**Requirements**: Look for the string "chart" in the lines and copy each line that has it.

**Recorded information**:
— Start —

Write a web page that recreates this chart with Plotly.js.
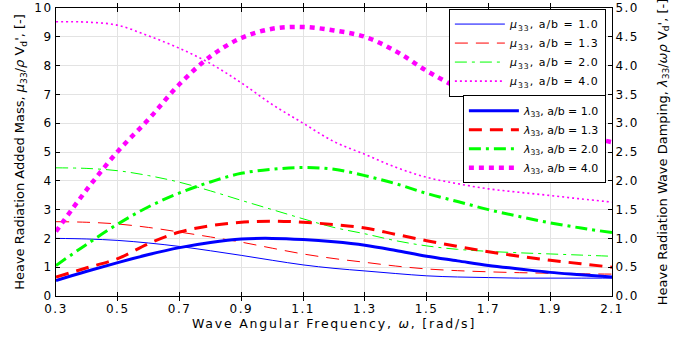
<!DOCTYPE html>
<html><head><meta charset="utf-8">
<script src="https://cdn.plot.ly/plotly-3.0.1.min.js"></script>
<style>html,body{margin:0;padding:0;background:#fff}#chart{width:676px;height:339px}
.xtick text,.ytick text,.y2tick text{letter-spacing:1.5px}
.xtitle{letter-spacing:1.8px}
.legendtext{letter-spacing:1px}
</style>
</head><body><div id="chart"></div>
<script>
const omega = [0.3,0.4,0.5,0.6,0.7,0.8,0.9,1.0,1.1,1.2,1.3,1.4,1.5,1.6,1.7,1.8,1.9,2.0,2.1];
// added mass (left axis)
const mu_10 = [2.00,1.98,1.93,1.84,1.72,1.57,1.41,1.24,1.08,0.96,0.87,0.78,0.70,0.66,0.64,0.62,0.62,0.62,0.62];
const mu_13 = [2.58,2.56,2.50,2.38,2.22,2.05,1.87,1.66,1.46,1.30,1.17,1.04,0.94,0.88,0.84,0.81,0.79,0.77,0.76];
const mu_20 = [4.45,4.43,4.35,4.18,3.95,3.65,3.32,3.00,2.68,2.38,2.16,1.92,1.74,1.62,1.55,1.50,1.46,1.42,1.38];
const mu_40 = [9.52,9.51,9.40,9.03,8.60,8.07,7.40,6.65,6.00,5.36,4.92,4.47,4.12,3.90,3.72,3.60,3.49,3.37,3.26];
// wave damping (right axis)
const lam_10 = [0.27,0.43,0.58,0.72,0.84,0.93,0.99,1.00,0.98,0.94,0.88,0.79,0.69,0.61,0.53,0.47,0.41,0.37,0.33];
const lam_13 = [0.33,0.49,0.65,0.91,1.11,1.22,1.28,1.30,1.28,1.24,1.18,1.07,0.96,0.86,0.77,0.69,0.62,0.56,0.50];
const lam_20 = [0.53,0.90,1.25,1.55,1.79,1.98,2.13,2.20,2.23,2.20,2.09,1.95,1.78,1.64,1.50,1.38,1.27,1.18,1.10];
const lam_40 = [1.12,1.85,2.51,3.07,3.68,4.16,4.48,4.64,4.67,4.61,4.50,4.25,3.91,3.62,3.40,3.18,2.98,2.80,2.67];
const ratios = ['1.0','1.3','2.0','4.0'];
const colors = ['#0000ff','#ff0000','#00ff00','#ff00ff'];
const muDash = ['solid','13px,8px','12px,5px,3px,5px','2px,3px'];
const lamDash = ['solid','13px,8px','12px,5px,3px,5px','5px,5px'];
const muWidth = [1,1,1,1.6];
const lamWidth = [3,3,3,4.5];
const muData = [mu_10, mu_13, mu_20, mu_40];
const lamData = [lam_10, lam_13, lam_20, lam_40];

const traces = [];
muData.forEach((d,i)=>traces.push({x:omega,y:d,type:'scatter',mode:'lines',
  name:'<i>μ</i><sub>33</sub>, a/b = '+ratios[i],legend:'legend',
  line:{color:colors[i],width:muWidth[i],dash:muDash[i],shape:'spline',smoothing:1}}));
lamData.forEach((d,i)=>traces.push({x:omega,y:d,type:'scatter',mode:'lines',yaxis:'y2',
  name:'<i>λ</i><sub>33</sub>, a/b = '+ratios[i],legend:'legend2',
  line:{color:colors[i],width:lamWidth[i],dash:lamDash[i],shape:'spline',smoothing:1}}));

const fam = 'DejaVu Sans, Liberation Sans, sans-serif';
const tickFont = {family:fam,size:12,color:'#000'};
const xTitleFont = {family:fam,size:12.5,color:'#000'};
const yTitleFont = {family:fam,size:13,color:'#000'};
const legFont = {family:fam,size:11,color:'#000'};
const layout = {
  width:676,height:339,margin:{l:56,r:64,t:8,b:43},
  paper_bgcolor:'#fff',plot_bgcolor:'#fff',font:tickFont,
  xaxis:{range:[0.3,2.1],tickvals:[0.3,0.5,0.7,0.9,1.1,1.3,1.5,1.7,1.9,2.1],
    ticktext:['0.3','0.5','0.7','0.9','1.1','1.3','1.5','1.7','1.9','2.1'],tickfont:tickFont,
    showgrid:true,gridcolor:'#e3e3e3',zeroline:false,showline:true,linecolor:'#000',linewidth:1,
    mirror:'allticks',ticks:'inside',ticklen:4,tickcolor:'#000',ticklabelstandoff:2,
    title:{text:'Wave Angular Frequency, <i>ω</i>, [rad/s]',font:xTitleFont,standoff:0}},
  yaxis:{range:[0,10],dtick:1,tickfont:tickFont,showgrid:true,gridcolor:'#e3e3e3',zeroline:false,showline:true,
    linecolor:'#000',linewidth:1,ticks:'inside',ticklen:4,tickcolor:'#000',
    title:{text:'Heave Radiation Added Mass, <i>μ</i><sub>33</sub>/<i>ρ</i> V<sub>d</sub>\', [-]',font:yTitleFont,standoff:6}},
  yaxis2:{range:[0,5],dtick:0.5,tickformat:'.1f',tickfont:tickFont,overlaying:'y',side:'right',showgrid:false,zeroline:false,
    showline:true,linecolor:'#000',linewidth:1,ticks:'inside',ticklen:4,tickcolor:'#000',
    title:{text:'Heave Radiation Wave Damping, <i>λ</i><sub>33</sub>/<i>ωρ</i> V<sub>d</sub>\', [-]',font:yTitleFont,standoff:19}},
  legend:{x:0.989,xanchor:'right',y:0.998,yanchor:'top',bgcolor:'#fff',bordercolor:'#000',borderwidth:1,
    font:legFont,tracegroupgap:0,itemwidth:50},
  legend2:{x:0.989,xanchor:'right',y:0.697,yanchor:'top',bgcolor:'#fff',bordercolor:'#000',borderwidth:1,
    font:legFont,tracegroupgap:0,itemwidth:50},
  showlegend:true
};
Plotly.newPlot('chart',traces,layout,{staticPlot:true,displayModeBar:false});
</script></body></html>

— End —

**Response**:
Write a web page that recreates this chart with Plotly.js.
<style>html,body{margin:0;padding:0;background:#fff}#chart{width:676px;height:339px}
</head><body><div id="chart"></div>
Plotly.newPlot('chart',traces,layout,{staticPlot:true,displayModeBar:false});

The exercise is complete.